By James Kwak
Not surprisingly, there is a great deal of interesting research being done in the area of financial institutions, systemic risk, and regulatory reform. Last week I had the pleasure of attending a workshop for junior law professors held by the Insurance Law Center of the UConn Law School, where I am a professor. The workshop featured a long list of provocative and weighty papers at various stages of completion. Here I just want to point out a few that are fully drafted and available on SSRN.
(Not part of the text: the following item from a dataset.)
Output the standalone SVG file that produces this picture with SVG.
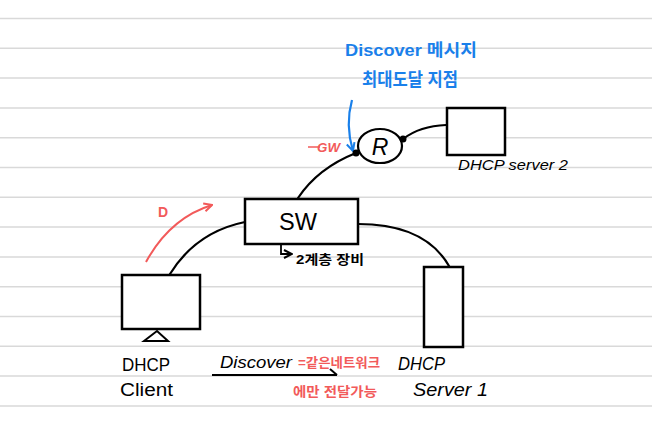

Robert Weber presented what should be the canonical paper on stress testing as applied to financial institutions, which has been going on for a while but became front-page news in 2009, during the financial crisis. He traces the history of stress testing back to its engineering roots in Renaissance Italy with, perhaps unsurprisingly, Leonardo da Vinci. Weber is critical of box-checking stress testing, but argues that stress testing can be useful as a way of encouraging or inducing bank executives and risk managers to more closely investigate their assumptions and beliefs and ultimately create a “morality of quantitative skepticism.”
Gallons of ink have been spilled over the Orderly Resolution Authority established in Title II of the Dodd-Frank Act, generally over whether and how it would be used in a crisis. In 13 Bankers, Simon and I expressed skepticism that it would be used, for practical and political reasons. Joshua Mitts’s paper takes the novel approach of looking at how OLA affects managerial incentives in the pre-crisis period, arguing that it encourages bank executives to design their firms in such a way as to maximize the chance of a taxpayer bailout. This would lead them to increase their exposure to other large financial institutions and to increase the correlation of their asset portfolios with those of other large firms.
Mehrsa Baradaran takes a historical view in her paper, which is about the social contract between banks and society as expressed through banking regulation. She begins with the Hamilton-Jefferson debates over banks (which is also where we began 13 Bankers) and covers the history of banking regulation (or non-regulation) up to the 1930s, which represented the most thorough codification of the social contract: the government needs banks, but banks also need the government. The past few decades, however, have seen an erosion of this social contract, giving banks the benefits of government sponsorship and support without the obligations necessary to ensure that they serve societal ends. Baradaran argues that banking regulation should incorporate a robust public benefit test to ensure that banks are in fact helping households, the economy, and society at large.
There are other interesting papers that are sure to come out of this workshop. One small side benefit of the financial crisis has certainly been the increased attention to the financial sector and the risks it presents to the rest of us.